Colin Kaepernick posts July 4 video amid NFL free agency snub
Free agent quarterback Colin Kaepernick posted footage of his trip to Ghana on Tuesday to coincide with the Fourth of July amid an ongoing debate as to whether his social justice advocacy has dissuaded NFL teams from signing him to a contract.
“How can we truly celebrate independence on a day that intentionally robbed our ancestors of theirs? To find my independence I went home,” Kaepernick wrote on Twitter alongside a minute-long video clip.
In a separate, longer post on Instagram, Kaepernick said that in order to find “personal independence,” he had to “find out where my ancestors came from.”
“I set out tracing my African ancestral roots, and it lead me to Ghana,” Kaepernick wrote.

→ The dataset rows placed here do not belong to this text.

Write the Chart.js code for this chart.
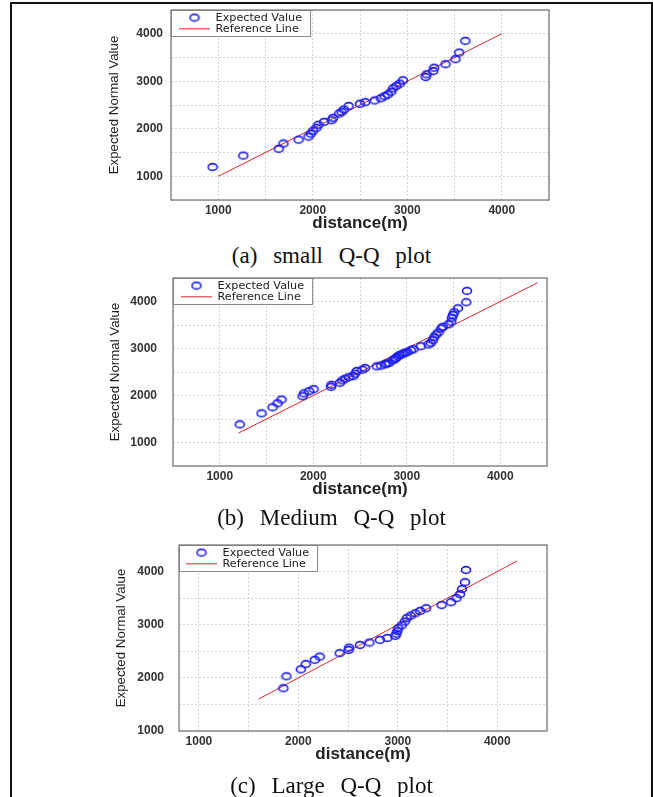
<!DOCTYPE html>
<html>
<head>
<meta charset="utf-8">
<script src="https://cdn.jsdelivr.net/npm/chart.js@4.4.1/dist/chart.umd.min.js"></script>
<style>
  body { margin: 0; background: #fff; width: 653px; height: 797px; overflow: hidden; position: relative; }
  .frame { position: absolute; left: 10px; top: 2px; width: 639px; height: 830px; border: 2px solid #111; border-bottom: none; }
  canvas { position: absolute; left: 0; }
  .cap { position: absolute; left: 0; width: 663px; text-align: center; font-family: "Liberation Serif", serif; font-size: 23px; line-height: 23px; word-spacing: 10px; color: #111; }
</style>
</head>
<body>
<div class="frame"></div>
<canvas id="small" width="653" height="240" style="top:0px"></canvas>
<div class="cap" style="top:244px">(a) small Q-Q plot</div>
<canvas id="medium" width="653" height="238" style="top:268px"></canvas>
<div class="cap" style="top:506px">(b) Medium Q-Q plot</div>
<canvas id="large" width="653" height="236" style="top:535px"></canvas>
<div class="cap" style="top:774px">(c) Large Q-Q plot</div>
<script>
// small sample
const smallX = [940, 1265, 1640, 1690, 1850, 1955, 1980, 2005, 2040, 2060, 2120, 2200, 2215, 2280, 2305, 2330, 2380, 2500,
  2555, 2655, 2720, 2760, 2795, 2830, 2850, 2885, 2920, 2955, 3195, 3205, 3275, 3285, 3405, 3510, 3550, 3615];
const smallY = [1195, 1435, 1578, 1690, 1770, 1835, 1895, 1960, 2020, 2085, 2145, 2180, 2230, 2320, 2355, 2405, 2480, 2525,
  2560, 2595, 2640, 2685, 2720, 2780, 2850, 2900, 2950, 3020, 3090, 3145, 3215, 3285, 3360, 3465, 3605, 3850];
const smallRefX = [1000, 4000];
const smallRefY = [1000, 4000];

// medium sample
const mediumX = [1214, 1447, 1565, 1618, 1661, 1886, 1900, 1957, 2004, 2190, 2195, 2286, 2311, 2340, 2383, 2429, 2447, 2465,
  2525, 2554, 2679, 2726, 2768, 2787, 2811, 2851, 2870, 2886, 2900, 2922, 2945, 2965, 2985, 3008, 3044, 3072, 3151, 3233,
  3258, 3279, 3294, 3315, 3340, 3369, 3387, 3447, 3476, 3483, 3494, 3508, 3548, 3637, 3644];
const mediumY = [1385, 1621, 1750, 1835, 1914, 1985, 2043, 2092, 2135, 2185, 2228, 2272, 2321, 2357, 2392, 2413, 2464, 2520,
  2550, 2585, 2621, 2636, 2664, 2678, 2692, 2749, 2770, 2799, 2830, 2857, 2875, 2893, 2910, 2927, 2964, 2985, 3049, 3086,
  3120, 3178, 3242, 3300, 3343, 3428, 3462, 3514, 3570, 3655, 3713, 3771, 3856, 3985, 4227];
const mediumRefX = [1200, 4400];
const mediumRefY = [1200, 4400];

// large sample
const largeX = [1850, 1880, 2025, 2075, 2165, 2215, 2415, 2505, 2510, 2620, 2715, 2820, 2895, 2975, 2985, 2995, 3005, 3040,
  3070, 3090, 3130, 3175, 3225, 3285, 3440, 3535, 3590, 3625, 3645, 3675, 3685];
const largeY = [1805, 2030, 2160, 2260, 2340, 2400, 2465, 2525, 2570, 2620, 2665, 2715, 2750, 2790, 2830, 2880, 2935, 2990,
  3060, 3125, 3170, 3215, 3260, 3310, 3370, 3425, 3500, 3575, 3670, 3800, 4030];
const largeRefX = [1600, 4200];
const largeRefY = [1600, 4200];

// grid positions (labels only on the thousands)
const gridA = [500, 1000, 1500, 2000, 2500, 3000, 3500, 4000, 4500];
const gridLargeY = [1000, 1500, 2000, 2500, 3000, 3500, 4000, 4500];
const gridLargeX = [1000, 1500, 2000, 2500, 3000, 3500, 4000, 4500];

const blue = '#1c1cf0';
const red = '#e3262b';

// open elliptical marker like the original
const marker = document.createElement('canvas');
marker.width = 12; marker.height = 10;
const mc = marker.getContext('2d');
mc.strokeStyle = blue; mc.lineWidth = 1.6;
mc.beginPath(); mc.ellipse(6, 5, 4.5, 3.4, 0, 0, Math.PI * 2); mc.stroke();

const toPts = (xs, ys) => xs.map((x, i) => ({ x: x, y: ys[i] }));

const framePlugin = {
  id: 'frame',
  afterLayout(chart) {
    const lg = chart.legend;
    lg.left = chart.chartArea.left + chart.options.legendDx;
    lg.top = chart.chartArea.top + 2;
  },
  afterDraw(chart) {
    const { ctx, chartArea: a } = chart;
    const lg = chart.legend;
    const w = Math.max(...lg.legendHitBoxes.map(h => h.width)) + chart.options.legendDx + 8;
    ctx.save();
    ctx.fillStyle = '#fff';
    ctx.fillRect(a.left, a.top, w, 26);
    ctx.strokeStyle = '#8a8a8a';
    ctx.lineWidth = 1;
    ctx.strokeRect(a.left + 0.5, a.top + 0.5, w, 26);
    ctx.restore();
    lg.draw();
    ctx.save();
    ctx.strokeStyle = '#7a7a7a';
    ctx.lineWidth = 1.3;
    ctx.strokeRect(a.left, a.top, a.right - a.left, a.bottom - a.top);
    ctx.restore();
  }
};

const tickFont = { family: 'Liberation Sans', size: 12, weight: 'bold' };
const noPad = ax => { ax.paddingTop = 0; ax.paddingBottom = 0; ax.paddingLeft = 0; ax.paddingRight = 0; };

function qqChart(id, pts, ref, xr, yr, xGrid, yGrid, pad, yw, yTickPad, yTitlePad, legendDx) {
  return new Chart(document.getElementById(id), {
    type: 'scatter',
    data: {
      datasets: [
        { label: 'Expected Value', data: pts, pointStyle: marker, pointRadius: 4, borderColor: blue, backgroundColor: 'rgba(0,0,0,0)' },
        { type: 'line', label: 'Reference Line', data: ref, borderColor: red, pointBorderColor: red, borderWidth: 1,
          pointRadius: 0, pointStyle: 'line', showLine: true, fill: false }
      ]
    },
    options: {
      responsive: false,
      animation: false,
      events: [],
      legendDx: legendDx,
      layout: { padding: pad },
      plugins: {
        tooltip: { enabled: false },
        legend: {
          position: 'chartArea',
          align: 'start',
          labels: { usePointStyle: true, pointStyleWidth: 31, boxHeight: 8, padding: 0, color: '#222',
            font: { family: 'DejaVu Sans', size: 11.2 } }
        }
      },
      scales: {
        x: {
          type: 'linear', min: xr[0], max: xr[1],
          afterBuildTicks: ax => { ax.ticks = xGrid.map(v => ({ value: v })); },
          afterFit: ax => { ax.height = 40; noPad(ax); },
          grid: { color: '#d4d4d4', drawTicks: false },
          border: { display: false, dash: [2, 2] },
          ticks: { padding: 3, color: '#333', font: tickFont, maxRotation: 0, autoSkip: false,
            callback: v => (v % 1000 === 0 ? String(v) : '') },
          title: { display: true, text: 'distance(m)', color: '#222', padding: { top: 0, bottom: 6 },
            font: { family: 'Liberation Sans', size: 17, weight: 'bold' } }
        },
        y: {
          type: 'linear', min: yr[0], max: yr[1],
          afterBuildTicks: ax => { ax.ticks = yGrid.map(v => ({ value: v })); },
          afterFit: ax => { ax.width = yw; noPad(ax); },
          grid: { color: '#d4d4d4', drawTicks: false },
          border: { display: false, dash: [2, 2] },
          ticks: { padding: yTickPad, color: '#333', font: tickFont, autoSkip: false,
            callback: v => (v % 1000 === 0 ? String(v) : '') },
          title: { display: true, text: 'Expected Normal Value', color: '#222', padding: { top: yTitlePad, bottom: 0 },
            font: { family: 'Liberation Sans', size: 13.3 } }
        }
      }
    },
    plugins: [framePlugin]
  });
}

qqChart('small', toPts(smallX, smallY), toPts(smallRefX, smallRefY), [500, 4500], [500, 4500], gridA, gridA,
  { left: 103, top: 10, right: 104, bottom: 0 }, 68, 8, 3, 8);
qqChart('medium', toPts(mediumX, mediumY), toPts(mediumRefX, mediumRefY), [500, 4500], [500, 4500], gridA, gridA,
  { left: 105, top: 10, right: 106, bottom: 0 }, 68, 16, 2, 8);
qqChart('large', toPts(largeX, largeY), toPts(largeRefX, largeRefY), [800, 4500], [1000, 4500], gridLargeX, gridLargeY,
  { left: 110, top: 10, right: 106, bottom: 0 }, 69, 15, 3, 7);
</script>
</body>
</html>
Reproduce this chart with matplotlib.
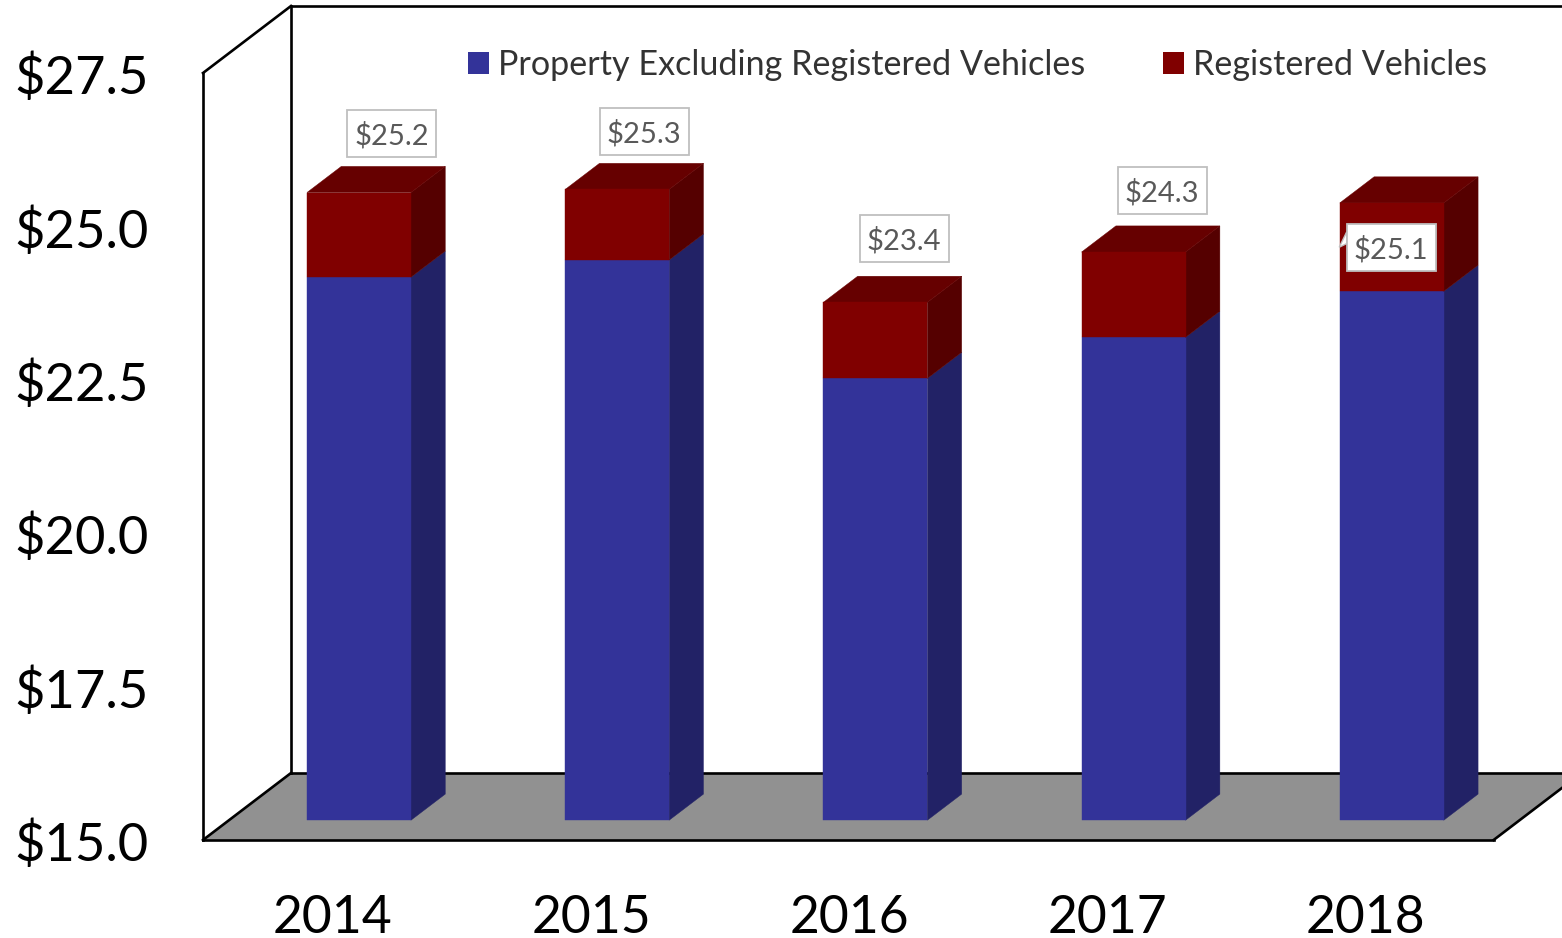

Kaepernick became a polarizing figure during the 2016 NFL season after he repeatedly refused to stand for the pregame playing of the National Anthem. The NFL veteran said the protest was meant to call attention to perceived social and racial injustice in the United States.
The 29-year-old quarterback has been a free agent since opting out of his contract with the San Francisco 49ers last March. Kaepernick’s failure to draw interest from NFL teams, despite a solid on-field resume that includes a Super Bowl appearance, has led many to suggest that his social activism is playing a role in his continued unemployment.
John Lynch, a former NFL standout and current general manager of the 49ers, told KNBR radio in San Francisco last month that he spoke to Kaepernick privately and urged him to publicly reaffirm his commitment to football.
“I won't communicate too much of what we've talked about, but I will communicate that I gave that opinion to Colin myself: 'I think you are having a little bit of an image crisis in terms of not so much what you did last year, but people are wondering, is [football] most important to you? At a position where the guys that succeed at that position are the guys that live it, breathe it, the CEOs that play that position.' And I think there is a perception that football [isn't] on the top of his list," Lynch said.